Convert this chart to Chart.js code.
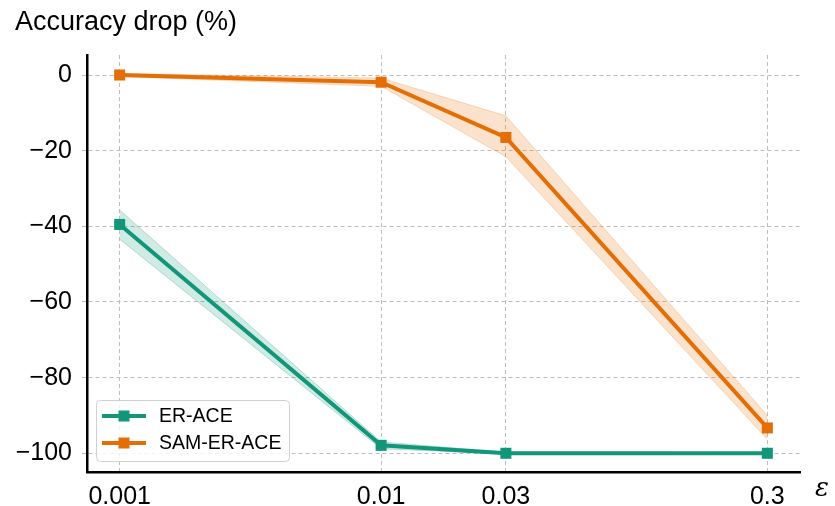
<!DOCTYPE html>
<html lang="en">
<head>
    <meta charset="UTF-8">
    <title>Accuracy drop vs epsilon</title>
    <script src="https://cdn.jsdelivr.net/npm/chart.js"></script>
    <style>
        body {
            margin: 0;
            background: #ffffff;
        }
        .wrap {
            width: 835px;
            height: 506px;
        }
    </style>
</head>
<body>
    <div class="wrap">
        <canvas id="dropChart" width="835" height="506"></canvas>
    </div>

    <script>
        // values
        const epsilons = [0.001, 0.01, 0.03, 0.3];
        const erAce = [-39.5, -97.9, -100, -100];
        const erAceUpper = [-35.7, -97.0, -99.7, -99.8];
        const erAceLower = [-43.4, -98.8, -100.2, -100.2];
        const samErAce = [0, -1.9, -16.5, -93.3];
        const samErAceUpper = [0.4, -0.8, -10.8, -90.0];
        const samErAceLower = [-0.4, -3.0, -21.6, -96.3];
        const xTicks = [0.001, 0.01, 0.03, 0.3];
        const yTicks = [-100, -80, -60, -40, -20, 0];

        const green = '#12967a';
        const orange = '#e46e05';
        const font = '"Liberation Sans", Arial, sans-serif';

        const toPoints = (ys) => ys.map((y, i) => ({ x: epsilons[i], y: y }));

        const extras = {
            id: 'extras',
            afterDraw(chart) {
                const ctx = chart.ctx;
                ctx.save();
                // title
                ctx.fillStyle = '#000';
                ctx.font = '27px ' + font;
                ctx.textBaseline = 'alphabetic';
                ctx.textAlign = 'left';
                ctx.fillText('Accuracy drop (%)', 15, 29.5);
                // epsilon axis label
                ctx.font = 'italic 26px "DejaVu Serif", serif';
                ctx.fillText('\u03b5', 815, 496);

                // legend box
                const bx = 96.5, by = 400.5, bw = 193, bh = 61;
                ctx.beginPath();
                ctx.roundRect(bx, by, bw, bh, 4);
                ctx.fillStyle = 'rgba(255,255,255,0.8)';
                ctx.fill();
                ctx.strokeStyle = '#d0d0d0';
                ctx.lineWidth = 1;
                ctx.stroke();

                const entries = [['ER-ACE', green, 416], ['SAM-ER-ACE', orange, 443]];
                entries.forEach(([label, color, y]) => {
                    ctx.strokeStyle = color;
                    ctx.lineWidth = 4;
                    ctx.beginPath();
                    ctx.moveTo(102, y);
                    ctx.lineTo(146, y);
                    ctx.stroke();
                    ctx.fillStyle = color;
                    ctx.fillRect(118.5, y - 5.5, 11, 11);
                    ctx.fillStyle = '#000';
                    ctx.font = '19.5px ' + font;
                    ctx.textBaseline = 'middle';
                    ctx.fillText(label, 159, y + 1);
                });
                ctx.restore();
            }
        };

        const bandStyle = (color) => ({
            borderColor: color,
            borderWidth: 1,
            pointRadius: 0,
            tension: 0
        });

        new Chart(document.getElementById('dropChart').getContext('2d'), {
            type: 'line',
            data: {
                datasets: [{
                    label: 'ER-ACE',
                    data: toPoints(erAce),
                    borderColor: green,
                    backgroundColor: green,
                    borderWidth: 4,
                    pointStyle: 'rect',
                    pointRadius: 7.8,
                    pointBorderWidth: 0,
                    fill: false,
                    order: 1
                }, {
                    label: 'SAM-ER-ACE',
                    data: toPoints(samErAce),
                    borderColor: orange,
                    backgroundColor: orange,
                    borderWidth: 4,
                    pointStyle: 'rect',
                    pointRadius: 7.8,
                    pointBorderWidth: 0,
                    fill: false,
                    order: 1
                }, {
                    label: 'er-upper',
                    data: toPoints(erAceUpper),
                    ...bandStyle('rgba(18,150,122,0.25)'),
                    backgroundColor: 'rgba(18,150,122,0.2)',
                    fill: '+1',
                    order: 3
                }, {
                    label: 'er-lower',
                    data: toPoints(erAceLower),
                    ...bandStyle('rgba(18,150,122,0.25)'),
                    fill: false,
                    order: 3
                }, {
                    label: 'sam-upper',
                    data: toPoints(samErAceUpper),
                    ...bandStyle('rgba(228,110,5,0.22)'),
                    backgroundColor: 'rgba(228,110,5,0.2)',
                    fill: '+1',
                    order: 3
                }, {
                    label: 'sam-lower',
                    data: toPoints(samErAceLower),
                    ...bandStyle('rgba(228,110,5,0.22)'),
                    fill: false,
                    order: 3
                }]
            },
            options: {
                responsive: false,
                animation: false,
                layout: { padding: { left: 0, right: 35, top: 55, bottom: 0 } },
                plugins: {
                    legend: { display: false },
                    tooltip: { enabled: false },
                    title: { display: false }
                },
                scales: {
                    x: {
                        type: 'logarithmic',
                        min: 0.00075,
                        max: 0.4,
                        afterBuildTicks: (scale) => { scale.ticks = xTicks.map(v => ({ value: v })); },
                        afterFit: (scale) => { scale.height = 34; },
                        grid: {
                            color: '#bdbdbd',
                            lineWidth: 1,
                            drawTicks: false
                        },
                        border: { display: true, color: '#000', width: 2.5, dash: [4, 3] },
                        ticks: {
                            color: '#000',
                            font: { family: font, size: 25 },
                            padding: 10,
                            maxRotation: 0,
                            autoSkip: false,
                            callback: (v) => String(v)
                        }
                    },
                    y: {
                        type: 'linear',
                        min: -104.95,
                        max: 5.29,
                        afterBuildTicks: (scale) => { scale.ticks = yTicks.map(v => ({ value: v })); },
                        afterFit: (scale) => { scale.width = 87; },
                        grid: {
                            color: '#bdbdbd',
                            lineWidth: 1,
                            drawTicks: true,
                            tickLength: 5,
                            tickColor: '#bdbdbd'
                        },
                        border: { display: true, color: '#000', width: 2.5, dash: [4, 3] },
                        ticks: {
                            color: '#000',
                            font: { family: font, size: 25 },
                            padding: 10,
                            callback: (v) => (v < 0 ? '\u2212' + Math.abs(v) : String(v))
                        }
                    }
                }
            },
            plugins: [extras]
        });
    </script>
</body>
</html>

--

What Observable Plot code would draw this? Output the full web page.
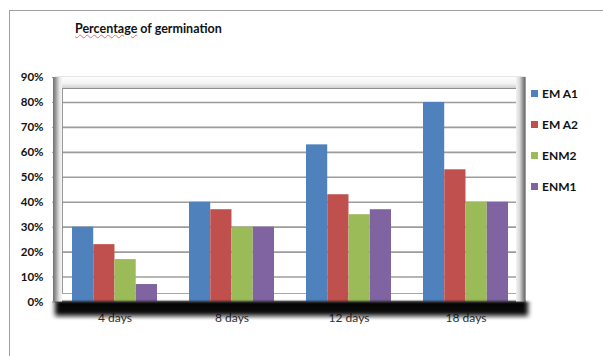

* **Exercise requirements**
Return all lines containing "this".

* **Answer in full**
Convert this chart to Chart.js code.
What Observable Plot code would draw this? Output the full web page.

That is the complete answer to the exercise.